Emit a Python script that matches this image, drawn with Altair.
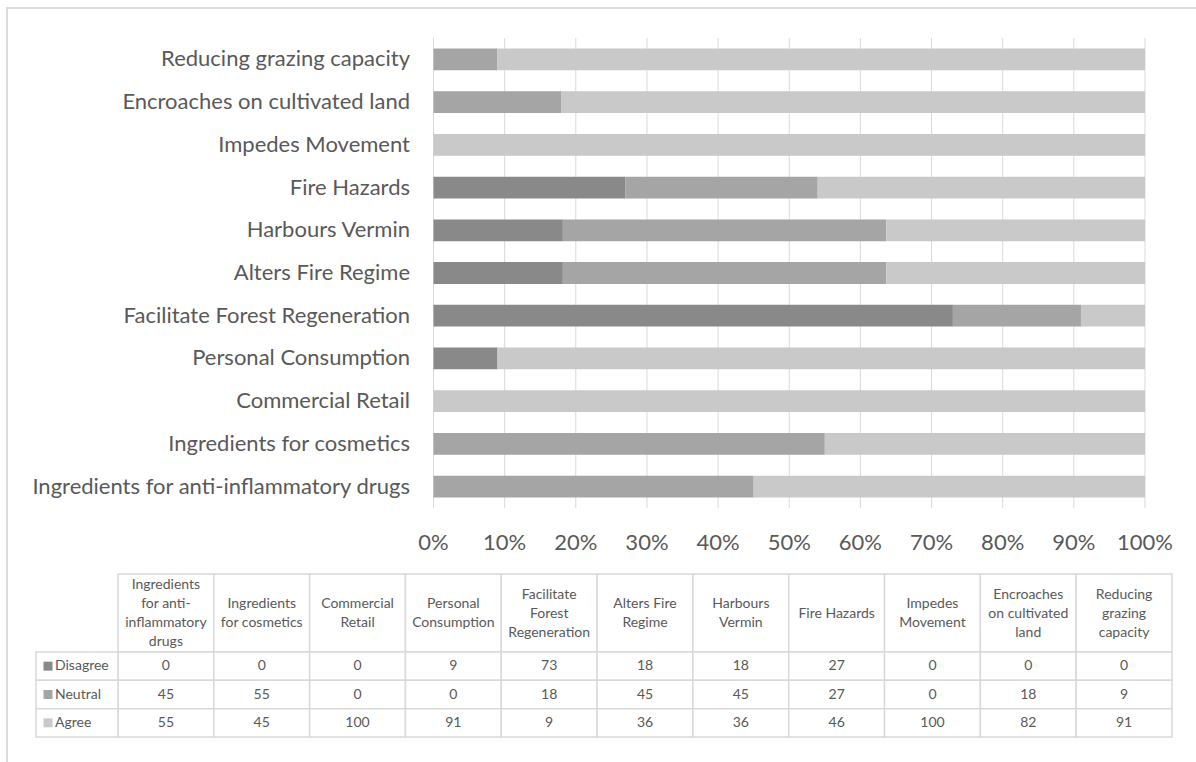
import altair as alt
import pandas as pd

# Survey statements (bottom-to-top order of the bars, left-to-right order of the table)
categories = [
    "Ingredients for anti-inflammatory drugs",
    "Ingredients for cosmetics",
    "Commercial Retail",
    "Personal Consumption",
    "Facilitate Forest Regeneration",
    "Alters Fire Regime",
    "Harbours Vermin",
    "Fire Hazards",
    "Impedes Movement",
    "Encroaches on cultivated land",
    "Reducing grazing capacity",
]

# Wrapped column headings for the data table
header_labels = [
    "Ingredients\nfor anti-\ninflammatory\ndrugs",
    "Ingredients\nfor cosmetics",
    "Commercial\nRetail",
    "Personal\nConsumption",
    "Facilitate\nForest\nRegeneration",
    "Alters Fire\nRegime",
    "Harbours\nVermin",
    "Fire Hazards",
    "Impedes\nMovement",
    "Encroaches\non cultivated\nland",
    "Reducing\ngrazing\ncapacity",
]

responses = ["Disagree", "Neutral", "Agree"]
disagree = [0, 0, 0, 9, 73, 18, 18, 27, 0, 0, 0]
neutral = [45, 55, 0, 0, 18, 45, 45, 27, 0, 18, 9]
agree = [55, 45, 100, 91, 9, 36, 36, 46, 100, 82, 91]

ticks = [0.0, 0.1, 0.2, 0.3, 0.4, 0.5, 0.6, 0.7, 0.8, 0.9, 1.0]

palette = ["#898989", "#a5a5a5", "#c9c9c9"]
FONT = "Lato"
TEXT = "#595959"
LINE = "#d9d9d9"

rows = []
for i, cat in enumerate(categories):
    for j, (resp, vals) in enumerate(zip(responses, [disagree, neutral, agree])):
        rows.append({"category": cat, "response": resp, "value": vals[i], "order": j})
df = pd.DataFrame(rows)
df_ticks = pd.DataFrame({"tick": ticks})
df_head = pd.DataFrame({"category": categories, "header": header_labels})
df_resp = pd.DataFrame({"response": responses})
df_one = pd.DataFrame({"k": [0]})

# One record per heading line, positioned relative to the middle of its block
head_lines = []
for cat, label in zip(categories, header_labels):
    parts = label.split("\n")
    for k, part in enumerate(parts):
        head_lines.append({"category": cat, "line": part,
                           "pos": k - (len(parts) - 1) / 2})
df_lines = pd.DataFrame(head_lines)

# Scales of the bar panel
top_down = list(reversed(categories))
x_scale = alt.Scale(domain=[0, 1], range=[433.5, 1145], nice=False, zero=True)
y_scale = alt.Scale(type="band", domain=top_down, range=[38, 508],
                    paddingInner=0.49, paddingOuter=0.245)
color_scale = alt.Scale(domain=responses, range=palette)

# Scales of the data table
col_scale = alt.Scale(type="band", domain=categories, range=[118, 1172],
                      paddingInner=0, paddingOuter=0)
row_scale = alt.Scale(type="band", domain=responses, range=[652, 737],
                      paddingInner=0, paddingOuter=0)
line_scale = alt.Scale(domain=[-2, 2], range=[575.5, 651.5], nice=False, zero=False)

frame_left = alt.Chart(df_one).mark_rule(color="#dcdcdc", strokeWidth=2).encode(
    x=alt.value(7), y=alt.value(7), y2=alt.value(762))
frame_top = alt.Chart(df_one).mark_rule(color="#dcdcdc", strokeWidth=2).encode(
    x=alt.value(6), x2=alt.value(1196), y=alt.value(8))

grid = alt.Chart(df_ticks).mark_rule(color=LINE, strokeWidth=1).encode(
    x=alt.X("tick:Q", scale=x_scale, axis=None),
    y=alt.value(38), y2=alt.value(508))

bars = alt.Chart(df).mark_bar().encode(
    y=alt.Y("category:N", sort=top_down, scale=y_scale, axis=None),
    x=alt.X("value:Q", stack="normalize", scale=x_scale, axis=None),
    color=alt.Color("response:N", scale=color_scale, legend=None),
    order=alt.Order("order:Q"),
)

y_labels = alt.Chart(df_head).mark_text(
    align="right", baseline="middle", font=FONT, fontSize=22, color=TEXT
).encode(
    x=alt.value(410),
    y=alt.Y("category:N", sort=top_down, scale=y_scale, axis=None),
    text="category:N",
)

x_labels = alt.Chart(df_ticks).mark_text(
    align="center", baseline="middle", font=FONT, fontSize=22, color=TEXT
).encode(
    x=alt.X("tick:Q", scale=x_scale, axis=None),
    y=alt.value(543),
    text=alt.Text("tick:Q", format=".0%"),
)

# Data table
head_cells = alt.Chart(df_head).mark_rect(fill="#ffffff", stroke=LINE, strokeWidth=1.5).encode(
    x=alt.X("category:N", scale=col_scale, axis=None),
    y=alt.value(574), y2=alt.value(652))
head_text = alt.Chart(df_lines).mark_text(
    align="center", baseline="middle", font=FONT, fontSize=14, color=TEXT
).encode(
    x=alt.X("category:N", scale=col_scale, axis=None),
    y=alt.Y("pos:Q", scale=line_scale, axis=None),
    text="line:N",
)

body_cells = alt.Chart(df).mark_rect(fill="#ffffff", stroke=LINE, strokeWidth=1.5).encode(
    x=alt.X("category:N", scale=col_scale, axis=None),
    y=alt.Y("response:N", scale=row_scale, axis=None))
body_text = alt.Chart(df).mark_text(
    align="center", baseline="middle", font=FONT, fontSize=14, color=TEXT
).encode(
    x=alt.X("category:N", scale=col_scale, axis=None),
    y=alt.Y("response:N", scale=row_scale, axis=None),
    text=alt.Text("value:Q", format="d"),
)

row_cells = alt.Chart(df_resp).mark_rect(fill="#ffffff", stroke=LINE, strokeWidth=1.5).encode(
    x=alt.value(36), x2=alt.value(118),
    y=alt.Y("response:N", scale=row_scale, axis=None))
row_keys = alt.Chart(df_resp).mark_square(size=81, opacity=1, filled=True).encode(
    x=alt.value(48),
    y=alt.Y("response:N", scale=row_scale, axis=None),
    color=alt.Color("response:N", scale=color_scale, legend=None))
row_text = alt.Chart(df_resp).mark_text(
    align="left", baseline="middle", font=FONT, fontSize=14, color=TEXT
).encode(
    x=alt.value(55),
    y=alt.Y("response:N", scale=row_scale, axis=None),
    text="response:N",
)

chart = alt.layer(
    frame_left, frame_top, grid, bars, y_labels, x_labels,
    head_cells, head_text, body_cells, row_cells, body_text, row_keys, row_text,
).resolve_scale(
    x="independent", y="independent", color="independent"
).properties(
    width=1196, height=762, padding=0, autosize=alt.AutoSizeParams(type="none"),
    background="#ffffff",
).configure_view(stroke=None)

chart.save("out.html", embed_options={"renderer": "svg", "actions": False})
★ ★ ★ ★ ★ ★ ★
*WHAT TO WORK ON*
From the first line of the material down to the line containing "import pandas as pd", inclusive, return each line exactly, skipping any picture.

*COMPLETED EXERCISE*
Emit a Python script that matches this image, drawn with Altair.
import altair as alt
import pandas as pd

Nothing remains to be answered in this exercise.